Défile à nos oreilles une bande sonore insoumise qui se plaît à mêler les souvenirs-écrans d'une existence déjà peu orthodoxe à la colorisation cinématographique du remake mémoriel. Ainsi, l'odeur de l'omelette aux pommes de terre brûlées, associée aux visites du mercredi de la dame patronnesse venant récompenser les mères indigentes, se colore-t-elle d'un commentaire doux-amer sur le sens de cette dévotion bien-pensante… visant à préparer les jeunes filles défavorisées à rencontrer des jeunes hommes pauvres comme elles afin de reproduire l'espèce. De même, le pieux mensonge de la grand-mère clamsée et montée au ciel devient-il l'occasion d'épingler l'impudence des parents prenant les enfants pour des imbéciles… Ce qui autorise ensuite les gouvernants, prenant les adultes pour des enfants, etc.

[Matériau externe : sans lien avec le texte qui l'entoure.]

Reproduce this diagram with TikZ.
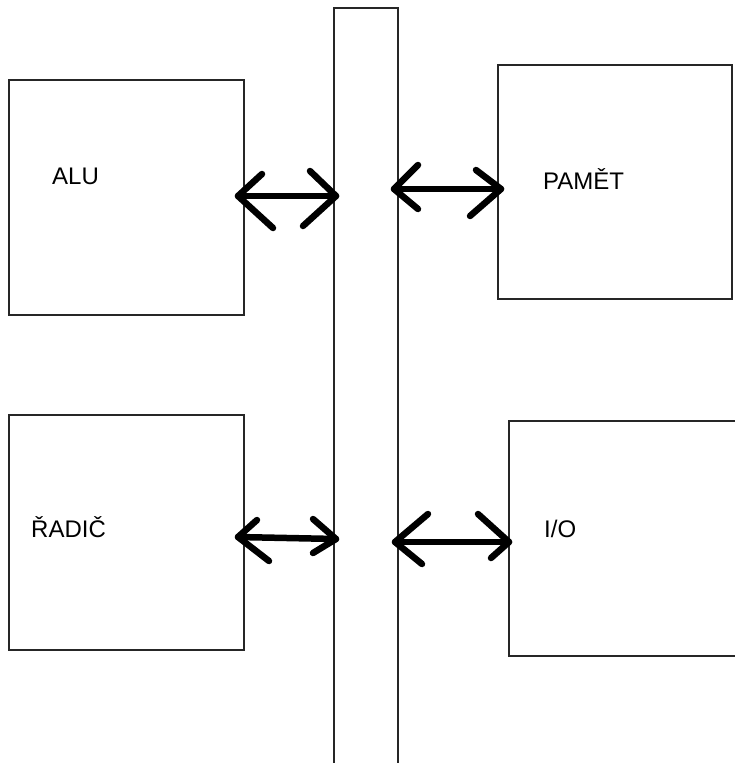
\documentclass[tikz,border=0pt]{standalone}
\usepackage{fontspec}
\setmainfont{Liberation Sans}
\begin{document}
\begin{tikzpicture}[x=1pt,y=-1pt,
  box/.style={draw=black!85,line width=1.3pt},
  lbl/.style={font=\fontsize{24}{28}\selectfont,inner sep=0pt,anchor=base west},
  arr/.style={line width=6.5pt,line cap=round,line join=round}]
\useasboundingbox (0,0) rectangle (734,763);
% boxes
\draw[box] (9,80) rectangle (244,315);
\node (alu) at (126.5,197.5) {};
\draw[box] (498,65) rectangle (732,299);
\node (pam) at (615,182) {};
\draw[box] (9,415) rectangle (244,650);
\node (rad) at (126.5,532.5) {};
\draw[box] (740,421) -- (509,421) -- (509,656) -- (740,656);
\node (io) at (621,538) {};
% bus
\draw[box] (334,775) -- (334,8) -- (398,8) -- (398,775);
\node (bus) at (366,390) {};
% labels
\node[lbl] (talu) at (52,184) {ALU};
\node[lbl] (tpam) at (543,189) {PAMĚT};
\node[lbl] (trad) at (31,537) {ŘADIČ};
\node[lbl] (tio) at (544,537) {I/O};
% arrows
\coordinate (a1) at (238,196); \coordinate (b1) at (336,196);
\draw[arr] (a1) -- (b1);
\draw[arr] (262,174) -- (a1) -- (273,228);
\draw[arr] (310,171) -- (b1) -- (303,226);
\coordinate (a2) at (394,189); \coordinate (b2) at (501,189);
\draw[arr] (a2) -- (b2);
\draw[arr] (418,165) -- (a2) -- (418,209);
\draw[arr] (476,170) -- (b2) -- (470,216);
\coordinate (a3) at (238,537); \coordinate (b3) at (336,539);
\draw[arr] (a3) -- (b3);
\draw[arr] (257,520) -- (a3) -- (269,561);
\draw[arr] (313,519) -- (b3) -- (313,553);
\coordinate (a4) at (395,542); \coordinate (b4) at (509,542);
\draw[arr] (a4) -- (b4);
\draw[arr] (428,514) -- (a4) -- (422,564);
\draw[arr] (478,514) -- (b4) -- (491,558);
\end{tikzpicture}
\end{document}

Chaos spatio-temporel où les bribes remontées de l'âge tendre percutent la conscience aiguisée de l'homme qui a vécu. Souvenirs du placement du jeune fugueur chez oncle et tante, conservateurs hyper coincés, provoquant l'attirance pour les jeux interdits projetés sur grand écran. De même le goût du théâtre lié aux premiers émois provoqués par les jeux de rôle improvisés sous un drap tendu avec la petite copine, pendant que les parents dînaient. Mais rien ne fut plus fondateur que l'expérience du cirque exhibant une fringante potiche au maillot collant laissant deviner des formes avantageuses. Les vocations pour les arts vivants trouvent leurs sources dans les eaux bénies de l'enfance, bouillonnante de désirs… Amen.

© Karina Ketz.
À leur suite, se précipitent nombre d'épisodes de la vie adulte, remasterisés par la mémoire vive d'une libre-pensée affranchie du poids surmoïque de la pensée commune. De Charybde en Scylla, le bon goût de mise se brise avec éclats, venant réveiller les consciences assoupies. Quant au mystère du dortoir des mouettes, il se perd au loin, très loin de ce blockhaus ensablé, quelque part dans l'océan… Expérience régénératrice que la mise en miettes du continuum spatio-temporel libère. L'humour échevelé renverse le (bon) sens, pour indiquer avec une lucidité mordante des directions inattendues…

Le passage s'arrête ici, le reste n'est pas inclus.